BEGIN
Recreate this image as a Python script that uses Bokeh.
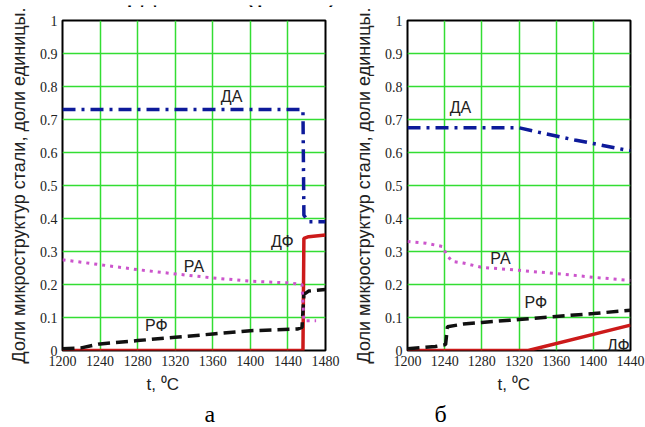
from bokeh.plotting import figure
from bokeh.layouts import row, column
from bokeh.models import FixedTicker, CustomJSTickFormatter, Label, Range1d, Title
from bokeh.core.properties import value
from bokeh.embed import file_html
from bokeh.resources import INLINE

# ---------------- data: panel a ----------------
a_da_t = [1200, 1456, 1457, 1462, 1480]
a_da_v = [0.73, 0.73, 0.41, 0.39, 0.39]
a_df_t = [1200, 1456, 1457, 1462, 1480]
a_df_v = [0.0, 0.0, 0.34, 0.345, 0.35]
a_ra_t = [1200, 1240, 1280, 1320, 1360, 1400, 1440, 1455, 1457, 1470]
a_ra_v = [0.275, 0.26, 0.245, 0.232, 0.22, 0.21, 0.205, 0.2, 0.09, 0.09]
a_rf_t = [1200, 1220, 1240, 1280, 1320, 1360, 1400, 1450, 1455, 1457, 1462, 1480]
a_rf_v = [0.005, 0.008, 0.02, 0.03, 0.04, 0.05, 0.06, 0.065, 0.07, 0.17, 0.18, 0.185]
a_lab_text = ["ДА", "ДФ", "РА", "РФ"]
a_lab_t = [1380, 1434, 1340, 1300]
a_lab_v = [0.77, 0.33, 0.255, 0.075]

# ---------------- data: panel b ----------------
b_da_t = [1200, 1320, 1340, 1360, 1380, 1400, 1420, 1440]
b_da_v = [0.675, 0.675, 0.662, 0.65, 0.638, 0.627, 0.616, 0.605]
b_df_t = [1200, 1330, 1440]
b_df_v = [0.0, 0.0, 0.077]
b_ra_t = [1200, 1220, 1238, 1242, 1248, 1260, 1280, 1320, 1360, 1400, 1440]
b_ra_v = [0.33, 0.325, 0.315, 0.29, 0.27, 0.265, 0.252, 0.243, 0.233, 0.222, 0.212]
b_rf_t = [1200, 1230, 1241, 1243, 1260, 1280, 1320, 1360, 1400, 1440]
b_rf_v = [0.005, 0.012, 0.018, 0.072, 0.08, 0.085, 0.094, 0.103, 0.112, 0.122]
b_lab_text = ["ДА", "РА", "РФ", "ДФ"]
b_lab_t = [1257, 1300, 1338, 1427]
b_lab_v = [0.735, 0.28, 0.145, 0.015]

y_ticks = [0, 0.1, 0.2, 0.3, 0.4, 0.5, 0.6, 0.7, 0.8, 0.9, 1.0]
a_x_ticks = [1200, 1240, 1280, 1320, 1360, 1400, 1440, 1480]
b_x_ticks = [1200, 1240, 1280, 1320, 1360, 1400, 1440]

Y_LABEL = "Доли микроструктур стали, доли единицы."
X_LABEL = "t, ⁰C"
TOP_TEXT = "ости затвердевания(рис.1)."
PANEL_NAMES = ["а", "б"]

DA_C = "#0d1a9a"
DF_C = "#cc1a1a"
RA_C = "#cc55cc"
RF_C = "#111111"
GRID_C = "#33dd33"
TXT_C = "#222222"

TOP_H = 7
PANEL_H = 427 - TOP_H


def make_panel(width, xr, xticks, mb_left, mb_right, mb_top, mb_bottom,
               da, df, ra, rf, labs, xl_offset, name_offset):
    p = figure(width=width, height=PANEL_H, output_backend="svg", toolbar_location=None,
               x_range=Range1d(*xr), y_range=Range1d(0, 1),
               min_border_left=mb_left, min_border_right=mb_right,
               min_border_top=mb_top, min_border_bottom=mb_bottom)
    p.background_fill_color = "white"
    p.border_fill_color = "white"
    p.outline_line_color = "black"
    p.outline_line_width = 2
    p.xaxis.ticker = FixedTicker(ticks=xticks)
    p.yaxis.ticker = FixedTicker(ticks=y_ticks)
    p.yaxis.formatter = CustomJSTickFormatter(
        code="var s = tick.toFixed(1); return s.replace(/\\.0$/, '');")
    for ax in (p.xaxis[0], p.yaxis[0]):
        ax.axis_line_color = None
        ax.major_tick_line_color = None
        ax.minor_tick_line_color = None
        ax.major_tick_out = 0
        ax.major_label_text_font = "Liberation Serif"
        ax.major_label_text_font_size = "14px"
        ax.major_label_text_color = TXT_C
        ax.axis_label_text_font = "Liberation Sans"
        ax.axis_label_text_font_style = "normal"
        ax.axis_label_text_color = TXT_C
    p.yaxis.major_label_standoff = 5
    p.xaxis.major_label_standoff = 5
    p.yaxis.axis_label = Y_LABEL
    p.yaxis.axis_label_text_font_size = "18px"
    p.yaxis.axis_label_standoff = 8
    p.xgrid.grid_line_color = GRID_C
    p.ygrid.grid_line_color = GRID_C
    p.xgrid.grid_line_width = 1.5
    p.ygrid.grid_line_width = 1.5

    p.line(df[0], df[1], line_color=DF_C, line_width=3.5)
    p.line(rf[0], rf[1], line_color=RF_C, line_width=3.5, line_dash="12 6")
    p.line(ra[0], ra[1], line_color=RA_C, line_width=3, line_dash="3 5")
    p.line(da[0], da[1], line_color=DA_C, line_width=3.5, line_dash="13 6 3 6")
    p.text(x=labs[1], y=labs[2], text=labs[0], text_font=value("Liberation Sans"),
           text_font_size="16px", text_align="center", text_baseline="middle",
           text_color=TXT_C)

    p.add_layout(Title(text=X_LABEL, align="left", offset=xl_offset, standoff=8,
                       text_font="Liberation Sans", text_font_style="normal",
                       text_font_size="17px", text_color=TXT_C), "below")
    p.add_layout(Title(text=name_offset[0], align="left", offset=name_offset[1],
                       standoff=2, text_font="Liberation Serif",
                       text_font_style="normal", text_font_size="24px",
                       text_color="black"), "below")
    return p


p1 = make_panel(345, (1200, 1480), a_x_ticks, 62, 20, 14 - TOP_H, 73,
                (a_da_t, a_da_v), (a_df_t, a_df_v), (a_ra_t, a_ra_v), (a_rf_t, a_rf_v),
                (a_lab_text, a_lab_t, a_lab_v), 84, (PANEL_NAMES[0], 142))
p2 = make_panel(300, (1200, 1440), b_x_ticks, 62, 15, 20 - TOP_H, 69,
                (b_da_t, b_da_v), (b_df_t, b_df_v), (b_ra_t, b_ra_v), (b_rf_t, b_rf_v),
                (b_lab_text, b_lab_t, b_lab_v), 90, (PANEL_NAMES[1], 27))

top = figure(width=645, height=TOP_H, output_backend="svg", toolbar_location=None,
             title=None, x_range=Range1d(0, 1), y_range=Range1d(0, 1),
             x_axis_type=None, y_axis_type=None,
             min_border_left=0, min_border_right=0, min_border_top=0, min_border_bottom=0)
top.grid.visible = False
top.outline_line_color = None
top.border_fill_color = "white"
top.background_fill_color = "white"
top.add_layout(Label(x=343, y=19, x_units="screen", y_units="screen",
                     text=TOP_TEXT, text_align="right",
                     text_baseline="alphabetic", text_font="Liberation Serif",
                     text_font_size="31px", text_color="black"))

layout = column(top, row(p1, p2, spacing=0), spacing=0)
open("out.html", "w").write(file_html(layout, INLINE))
END
Reproduce the data above word for word from its first line through the line that holds "from bokeh.resources import INLINE", both ends included; skip pictures.

● Task answer
Recreate this image as a Python script that uses Bokeh.
from bokeh.plotting import figure
from bokeh.layouts import row, column
from bokeh.models import FixedTicker, CustomJSTickFormatter, Label, Range1d, Title
from bokeh.core.properties import value
from bokeh.embed import file_html
from bokeh.resources import INLINE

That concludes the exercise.